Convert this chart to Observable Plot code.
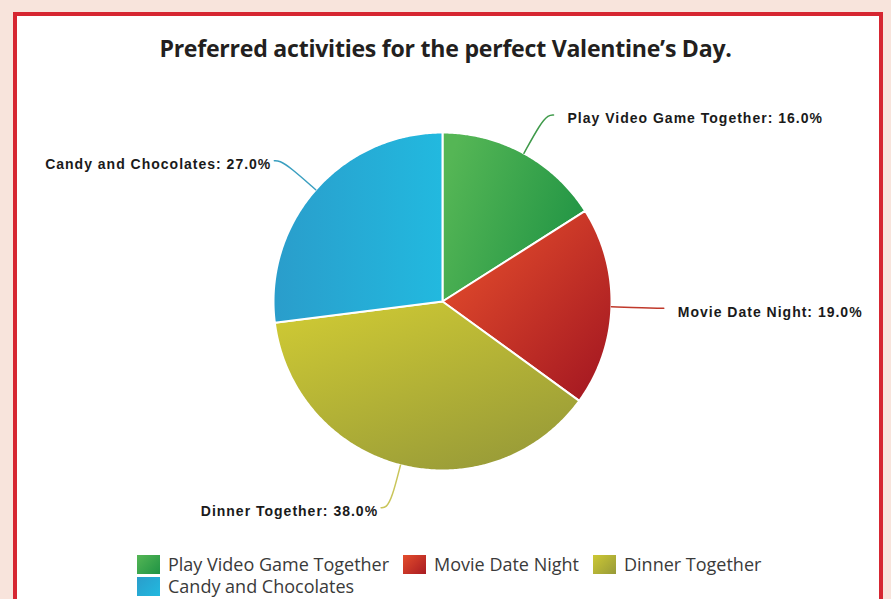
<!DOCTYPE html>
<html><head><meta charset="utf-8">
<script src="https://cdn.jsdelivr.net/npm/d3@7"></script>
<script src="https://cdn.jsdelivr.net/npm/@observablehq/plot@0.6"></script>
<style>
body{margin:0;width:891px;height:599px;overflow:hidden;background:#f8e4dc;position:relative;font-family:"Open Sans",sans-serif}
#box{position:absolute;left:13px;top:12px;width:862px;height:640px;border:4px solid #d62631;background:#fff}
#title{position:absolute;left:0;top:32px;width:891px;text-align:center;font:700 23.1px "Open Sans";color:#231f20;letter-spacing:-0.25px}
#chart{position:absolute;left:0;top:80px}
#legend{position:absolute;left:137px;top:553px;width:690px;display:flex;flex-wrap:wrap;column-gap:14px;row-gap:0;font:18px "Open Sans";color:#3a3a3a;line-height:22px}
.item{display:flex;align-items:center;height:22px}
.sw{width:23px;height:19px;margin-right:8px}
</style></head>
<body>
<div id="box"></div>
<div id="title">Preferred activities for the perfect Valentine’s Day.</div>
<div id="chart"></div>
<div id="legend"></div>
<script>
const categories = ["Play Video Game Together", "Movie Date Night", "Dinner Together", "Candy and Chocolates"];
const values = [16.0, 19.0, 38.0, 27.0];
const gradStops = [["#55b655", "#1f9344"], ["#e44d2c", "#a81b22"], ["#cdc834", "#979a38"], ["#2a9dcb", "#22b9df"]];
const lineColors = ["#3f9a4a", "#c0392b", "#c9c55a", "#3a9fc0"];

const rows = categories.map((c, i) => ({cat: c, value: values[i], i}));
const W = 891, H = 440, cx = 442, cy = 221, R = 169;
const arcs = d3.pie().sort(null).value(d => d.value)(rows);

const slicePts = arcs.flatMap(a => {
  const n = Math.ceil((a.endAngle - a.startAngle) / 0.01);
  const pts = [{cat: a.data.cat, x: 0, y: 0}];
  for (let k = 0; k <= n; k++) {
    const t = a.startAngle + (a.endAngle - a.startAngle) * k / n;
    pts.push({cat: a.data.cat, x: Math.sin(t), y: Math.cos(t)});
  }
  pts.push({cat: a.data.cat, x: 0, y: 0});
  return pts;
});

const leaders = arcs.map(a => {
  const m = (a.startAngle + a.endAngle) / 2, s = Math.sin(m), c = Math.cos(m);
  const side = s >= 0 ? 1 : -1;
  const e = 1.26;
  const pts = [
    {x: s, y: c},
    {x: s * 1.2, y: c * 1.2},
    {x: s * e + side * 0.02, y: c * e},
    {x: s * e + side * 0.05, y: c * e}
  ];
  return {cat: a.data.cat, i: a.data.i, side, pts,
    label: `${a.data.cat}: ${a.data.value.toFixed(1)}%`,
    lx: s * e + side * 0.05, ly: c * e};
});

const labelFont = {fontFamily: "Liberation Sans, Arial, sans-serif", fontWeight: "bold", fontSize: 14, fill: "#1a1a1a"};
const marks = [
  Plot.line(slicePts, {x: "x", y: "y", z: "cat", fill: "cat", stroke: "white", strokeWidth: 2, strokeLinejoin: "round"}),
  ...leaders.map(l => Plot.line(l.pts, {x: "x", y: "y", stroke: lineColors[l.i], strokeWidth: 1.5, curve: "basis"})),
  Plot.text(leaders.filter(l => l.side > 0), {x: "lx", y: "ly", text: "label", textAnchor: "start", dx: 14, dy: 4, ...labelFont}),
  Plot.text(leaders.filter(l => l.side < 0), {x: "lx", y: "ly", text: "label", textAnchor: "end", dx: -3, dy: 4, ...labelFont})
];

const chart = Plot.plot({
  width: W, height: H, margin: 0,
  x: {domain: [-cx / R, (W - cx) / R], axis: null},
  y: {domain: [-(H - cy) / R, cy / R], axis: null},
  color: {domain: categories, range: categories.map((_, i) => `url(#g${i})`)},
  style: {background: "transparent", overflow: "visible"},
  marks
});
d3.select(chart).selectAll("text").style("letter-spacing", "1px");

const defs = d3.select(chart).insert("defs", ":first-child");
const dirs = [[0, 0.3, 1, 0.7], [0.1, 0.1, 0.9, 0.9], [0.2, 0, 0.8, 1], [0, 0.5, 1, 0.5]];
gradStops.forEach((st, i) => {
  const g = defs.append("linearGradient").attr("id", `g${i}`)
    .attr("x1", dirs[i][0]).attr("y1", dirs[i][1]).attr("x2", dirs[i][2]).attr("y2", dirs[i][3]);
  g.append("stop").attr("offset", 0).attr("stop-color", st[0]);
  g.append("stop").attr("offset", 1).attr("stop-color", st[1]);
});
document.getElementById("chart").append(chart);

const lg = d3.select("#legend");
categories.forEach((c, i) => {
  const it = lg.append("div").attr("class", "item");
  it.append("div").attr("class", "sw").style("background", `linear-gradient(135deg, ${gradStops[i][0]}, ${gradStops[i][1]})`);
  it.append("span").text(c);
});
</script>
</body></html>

PROBLEM TO SOLVE =
Pick every line with "chart" in it and copy it.

SOLUTION =
Convert this chart to Observable Plot code.
#chart{position:absolute;left:0;top:80px}
<div id="chart"></div>
const chart = Plot.plot({
d3.select(chart).selectAll("text").style("letter-spacing", "1px");
const defs = d3.select(chart).insert("defs", ":first-child");
document.getElementById("chart").append(chart);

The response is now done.